* PROBLEM DESCRIPTION
Gather every line from the entries below that includes "this".

* EXTRACTED MATERIAL

====================

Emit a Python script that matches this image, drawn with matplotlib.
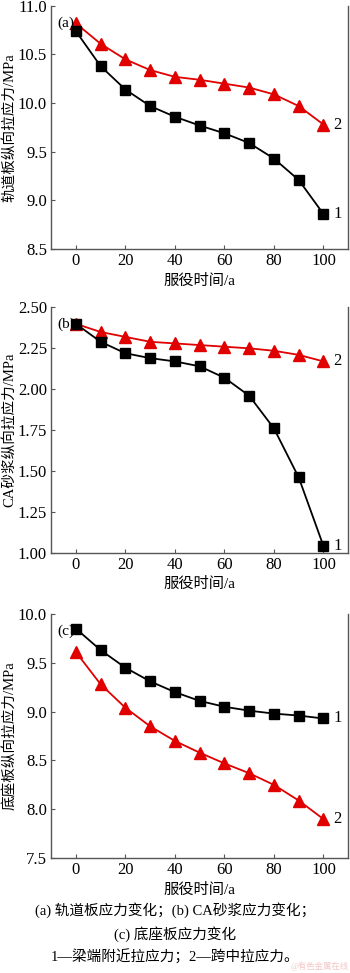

====================

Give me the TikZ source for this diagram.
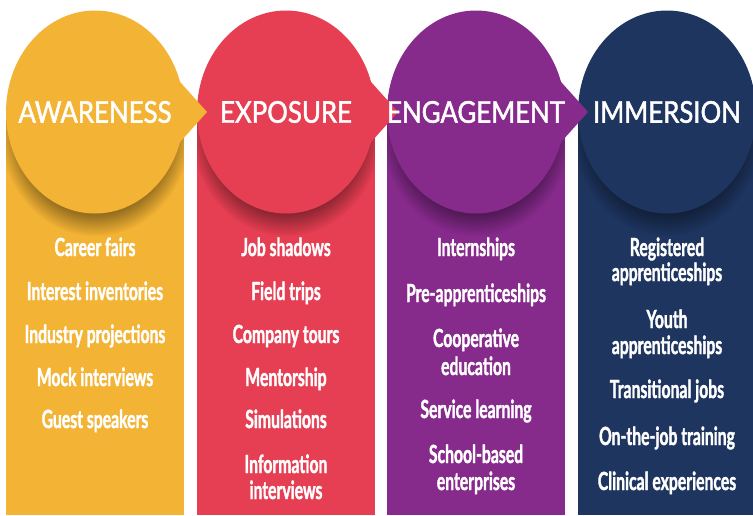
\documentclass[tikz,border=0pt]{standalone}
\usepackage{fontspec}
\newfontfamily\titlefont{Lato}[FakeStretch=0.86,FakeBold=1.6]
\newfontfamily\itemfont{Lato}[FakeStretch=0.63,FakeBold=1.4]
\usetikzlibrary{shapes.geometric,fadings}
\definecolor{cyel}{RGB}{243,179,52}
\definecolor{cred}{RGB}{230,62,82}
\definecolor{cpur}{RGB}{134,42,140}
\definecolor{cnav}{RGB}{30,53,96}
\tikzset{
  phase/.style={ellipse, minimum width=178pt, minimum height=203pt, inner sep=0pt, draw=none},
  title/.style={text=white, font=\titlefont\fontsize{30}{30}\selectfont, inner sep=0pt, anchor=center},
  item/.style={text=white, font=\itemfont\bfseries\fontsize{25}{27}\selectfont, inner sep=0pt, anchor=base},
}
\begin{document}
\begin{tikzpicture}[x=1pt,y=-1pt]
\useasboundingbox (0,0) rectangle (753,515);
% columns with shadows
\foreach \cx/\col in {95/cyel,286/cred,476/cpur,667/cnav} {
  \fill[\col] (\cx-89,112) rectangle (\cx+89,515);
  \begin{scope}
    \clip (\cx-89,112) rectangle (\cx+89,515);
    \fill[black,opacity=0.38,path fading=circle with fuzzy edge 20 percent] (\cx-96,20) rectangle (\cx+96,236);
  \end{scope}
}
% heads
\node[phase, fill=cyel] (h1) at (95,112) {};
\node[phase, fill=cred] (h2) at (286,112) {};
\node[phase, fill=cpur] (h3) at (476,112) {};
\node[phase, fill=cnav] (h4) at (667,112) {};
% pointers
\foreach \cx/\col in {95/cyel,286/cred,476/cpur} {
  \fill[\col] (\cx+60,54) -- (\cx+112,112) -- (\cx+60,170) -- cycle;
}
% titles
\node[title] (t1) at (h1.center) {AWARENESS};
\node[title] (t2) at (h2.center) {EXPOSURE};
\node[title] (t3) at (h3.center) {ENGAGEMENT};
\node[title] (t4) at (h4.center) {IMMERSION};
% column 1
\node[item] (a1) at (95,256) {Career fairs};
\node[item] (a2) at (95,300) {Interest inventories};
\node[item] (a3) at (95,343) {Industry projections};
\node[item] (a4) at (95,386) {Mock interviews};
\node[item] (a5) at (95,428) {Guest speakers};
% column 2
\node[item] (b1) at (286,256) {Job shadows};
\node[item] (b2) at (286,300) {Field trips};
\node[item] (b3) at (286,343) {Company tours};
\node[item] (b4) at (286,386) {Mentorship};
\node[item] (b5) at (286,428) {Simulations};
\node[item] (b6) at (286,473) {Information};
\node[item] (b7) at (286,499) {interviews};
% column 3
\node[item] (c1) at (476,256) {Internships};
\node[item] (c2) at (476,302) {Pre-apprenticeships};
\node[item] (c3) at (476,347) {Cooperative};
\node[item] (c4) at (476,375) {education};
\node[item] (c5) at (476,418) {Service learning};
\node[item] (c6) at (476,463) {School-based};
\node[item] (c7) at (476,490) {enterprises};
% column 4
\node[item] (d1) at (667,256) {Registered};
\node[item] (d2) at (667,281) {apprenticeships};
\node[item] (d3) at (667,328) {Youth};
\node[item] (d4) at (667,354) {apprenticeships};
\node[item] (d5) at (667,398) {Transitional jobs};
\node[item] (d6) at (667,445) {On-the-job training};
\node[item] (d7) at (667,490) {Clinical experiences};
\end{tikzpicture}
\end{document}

====================

* THE RESPONSE
Emit a Python script that matches this image, drawn with matplotlib.
Give me the TikZ source for this diagram.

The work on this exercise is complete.